Murat Coşkun und Misafir
beim Literaturpflaster-Konzert

Annette Maye, Muhittin Temel, Gürkan Balkan und Murat Coşkun (v. l.) sorgten mit ihren Instrumenten für einen exotischen Abend im Berleburger Schloss. (SZ-Foto: Jens Gesper)

Grenzen überschreitend

Bad Berleburg. (jg) Für die Musik auf dem Berleburger Literaturpflaster "Türkei" sorgten in diesem Jahr Murat Coşkun und das Ensemble Misafir. Das hört sich authentisch türkisch an, da gibt es keine Nachfragen. Es wird ein bisschen anders, wenn man weiß, wie der Deutsche mit dem türkischen Namen und dem halben Dutzend unterschiedlichster Schlaginstrumente ins Berleburger Schloss kam. Da war er nämlich schon einmal, vor elf Monaten. Damals mit dem Alte-Musik-Ensemble Freiburger Spielleyt: Hier wird klar, was der Percussionist Murat Coşkun für einer ist, er sagt es selbst sehr schön auf seiner Homepage (www.murat-coskun.com) im Internet. Er wolle in seiner Kunst Begriffe wie "Tradition" oder "Moderne" hinter sich lassen, die trennenden Ortsangaben "Okzident" und "Orient" wolle er mit einem trommelnden Augenzwinkern wegschmunzeln.

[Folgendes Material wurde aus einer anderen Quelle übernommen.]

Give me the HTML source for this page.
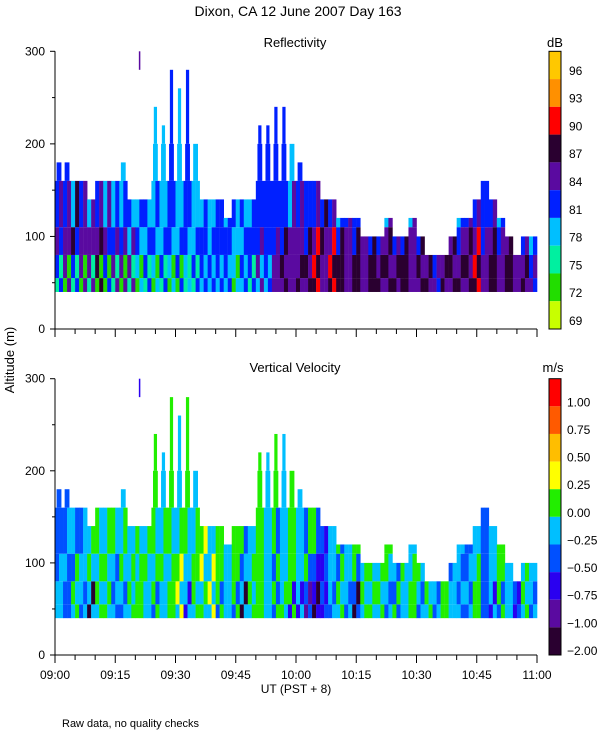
<!DOCTYPE html>
<html><head><meta charset="utf-8"><style>
html,body{margin:0;padding:0;background:#fff;}
svg{display:block;font-family:"Liberation Sans",sans-serif;}
</style></head><body>
<svg id="chart" width="600" height="750" viewBox="0 0 600 750">
<text x="298" y="16" text-anchor="middle" font-size="14">Dixon, CA 12 June 2007  Day 163</text>
<text x="295" y="47" text-anchor="middle" font-size="13">Reflectivity</text>
<text x="295" y="372" text-anchor="middle" font-size="13">Vertical Velocity</text>
<text x="555" y="47" text-anchor="middle" font-size="13">dB</text>
<text x="553" y="372" text-anchor="middle" font-size="13">m/s</text>
<text transform="translate(14,360) rotate(-90)" text-anchor="middle" font-size="13">Altitude (m)</text>
<text x="296" y="693" text-anchor="middle" font-size="12">UT  (PST + 8)</text>
<text x="62" y="727" font-size="11">Raw data, no quality checks</text>
<g id="g"></g>
</svg>
<script>
const tickLabels = ["09:00","09:15","09:30","09:45","10:00","10:15","10:30","10:45","11:00"];
const yTicks = [0,100,200,300];
const dbLabels = ["96","93","90","87","84","81","78","75","72","69"];
const dbColors = ["#ffc800","#ff9000","#ff0000","#2a0030","#5a0aa0","#0020ff","#00bfff","#00f0a0","#22dd00","#c8ff00"];
const velLabels = ["1.00","0.75","0.50","0.25","0.00","\u22120.25","\u22120.50","\u22120.75","\u22121.00","\u22122.00"];
const velColors = ["#ff0000","#ff5a00","#ffbe00","#ffff00","#22ee00","#00bfff","#0050ff","#2a00f0","#5a0aa0","#2a0030"];
const reflColorsByIdx = ["#c8ff00","#22dd00","#00f0a0","#00bfff","#0020ff","#5a0aa0","#2a0030","#ff0000","#ff9000","#ffc800"];
const tops = [180,180,160,160,140,160,160,160,180,140,140,140,240,220,280,260,280,200,140,140,140,120,140,140,140,220,220,240,240,200,180,160,160,140,140,120,120,120,100,100,100,120,100,100,120,100,80,80,80,100,120,120,140,160,140,120,100,80,100,100];
const bandEdges = [40,55,80,110];
const reflB0 = "2121211212121211223333132335556565665656656655656565656565655";
const reflB1 = "4545564555343434344444344545655675765656565656545656756565540";
const reflB2 = "5565555443434343434344334444455456545454454454545545545454430";
const reflB3 = "4434343334343343433343443444434444434433334433443334444343330";
const velB0 = "5656954565456545754565695456477897656954564546564556467657560";
const velB1 = "5645545654454543545345454454545676545645456545454565465456450";
const velB2 = "6565454545545454543545465456545467565454545454545656565454550";
const velB3 = "6656545455454545454545445454545646545454545454545456565454550";

const NS = "http://www.w3.org/2000/svg";
const g = document.getElementById("g");
function mk(tag, attrs){const e=document.createElementNS(NS,tag);for(const k in attrs)e.setAttribute(k,attrs[k]);g.appendChild(e);return e;}
const X0=55, X1=537;
const xMin = t => X0 + (t/120)*(X1-X0);
const panels = [
 {y0:329, y300:51.3, bands:[reflB0,reflB1,reflB2,reflB3], colors:reflColorsByIdx, cb:dbColors, cbl:dbLabels, name:"reflectivity", labels:false, stray:"#5a0aa0"},
 {y0:655, y300:378.7, bands:[velB0,velB1,velB2,velB3], colors:velColors, cb:velColors, cbl:velLabels, name:"velocity", labels:true, stray:"#2a00f0"}
];
panels.forEach((p,pi)=>{
  const yS = h => p.y0 - h*(p.y0-p.y300)/300;
  const colW = (X1-X0)/tops.length;
  function cell(x,w,lo,hi,color){
    const r = mk("rect",{x:x,y:yS(hi),width:w,height:yS(lo)-yS(hi),fill:color});
    
    
  }
  tops.forEach((top,i)=>{
    const x = X0 + i*colW;
    for(let b=0;b<4;b++){
      const lo = bandEdges[b];
      const hi = b<3 ? Math.min(bandEdges[b+1], top) : top;
      if(hi<=lo) continue;
      const ci = parseInt(p.bands[b].charAt(i)) || 0;
      const alt = parseInt(p.bands[b===0?1:b-1].charAt(i)) || ci;
      const segs = [[lo,Math.min(hi,160),1],[160,Math.min(hi,200),0.6],[200,hi,0.4]];
      segs.forEach(([a,z,f])=>{
        if(z<=a) return;
        const w = colW*f;
        const off = (colW-w)/2;
        if(f===1){
          cell(x, colW/2+0.2, a, z, p.colors[ci]);
          cell(x+colW/2, colW/2+0.3, a, z, p.colors[alt]);
        } else {
          cell(x+off, w, a, z, p.colors[ci]);
        }
      });
    }
  });
  const st = mk("rect",{x:xMin(21)-0.5,y:yS(300),width:1.5,height:yS(280)-yS(300),fill:p.stray});
  
  
  const ax = mk("path",{d:`M${X0},${p.y300} L${X0},${p.y0} L${X1},${p.y0}`,stroke:"#000",fill:"none","stroke-width":1});
  
  
  for(let k=0;k<=24;k++){
    const x=xMin(k*5), len = k%3===0?8:5;
    const t=mk("line",{x1:x,y1:p.y0,x2:x,y2:p.y0+len,stroke:"#000"});
    
    
  }
  for(let h=0;h<=300;h+=50){
    const t=mk("line",{x1:X0-(h%100===0?5:3),y1:yS(h),x2:X0,y2:yS(h),stroke:"#000"});
    
    
  }
  yTicks.forEach(h=>{
    const t=mk("text",{x:X0-10,y:yS(h)+4,"text-anchor":"end","font-size":12});
    t.textContent=String(h);
    
    
  });
  if(p.labels){
    tickLabels.forEach((l,k)=>{
      const t=mk("text",{x:xMin(k*15),y:p.y0+24,"text-anchor":"middle","font-size":12});
      t.textContent=l;
      
      
    });
  }
  const segH=(p.y0-p.y300)/p.cb.length;
  p.cb.forEach((c,k)=>{
    const r=mk("rect",{x:549,y:p.y300+k*segH,width:12,height:segH,fill:c});
    
    
  });
  const fr=mk("rect",{x:549,y:p.y300,width:12,height:p.y0-p.y300,fill:"none",stroke:"#000"});
  
  
  p.cbl.forEach((l,k)=>{
    const yy = pi===0 ? p.y300+k*segH+segH*0.85 : p.y300+(k+1)*segH;
    const t=mk("text",{x:pi===0?569:567,y:yy,"font-size":12});
    t.textContent=l;
    
    
  });
});
</script>
</body></html>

Deshalb konnte man Murat Coşkun am Freitag nicht nur live im Berleburger Schloss sehen, sondern fünf Stunden vorher auch in einer aufgezeichneten "Planet-Wissen"-Sendung mit dem Titel "Musikgeschichten – Von Spielleuten, Trommlern und Weltmusikern" im WDR Fernsehen. In Bad Berleburg hatte der Percussionist, Orientalist und Musikethnologe Coşkun drei weitere Musikanten dabei, auch sie grenzüberschreitend. Bei Annette Maye mit Klarinette und Bass-Klarinette waren weder der Name noch die Instrumente türkisch. Das war bei Gürkan Balkan mit seiner Oud, der türkisch-orientalischen Laute, und Muhittin Temel mit seinem Kanun, der türkisch-orientalischen Zither, deutlich anders. Wenn es besonders authentisch werden sollte, dann sangen die Männer auch noch zur Musik. Und alle vier zusammen machten in zehn einzelnen Liedern gut anderthalb Stunden lang Musik, die einen wirklich in eine andere Welt und andere Zeit entführte. Apropos "entführen": Murat Coşkun oder Muhittin Temel erläuterten den Zuhörern im Schloss die Stücke gleichermaßen unterhaltsam wie fundiert. Und so konnte man erfahren, dass die osmanischen Stücke so viele Einflüsse hätten, weil Musiker aus aller Herren Länder damals an den Hof der Osmanen entführt worden seien. Vom 14. Jahrhundert bis in die Gegenwart reichten die Entstehungszeiten der Stücke, alte tradierte Melodien genauso wie aktuelle Eigenkompositionen von Murat Coşkun. Schönstes Beispiel dafür das bezaubernde "Der Wind weht aus dem Osten".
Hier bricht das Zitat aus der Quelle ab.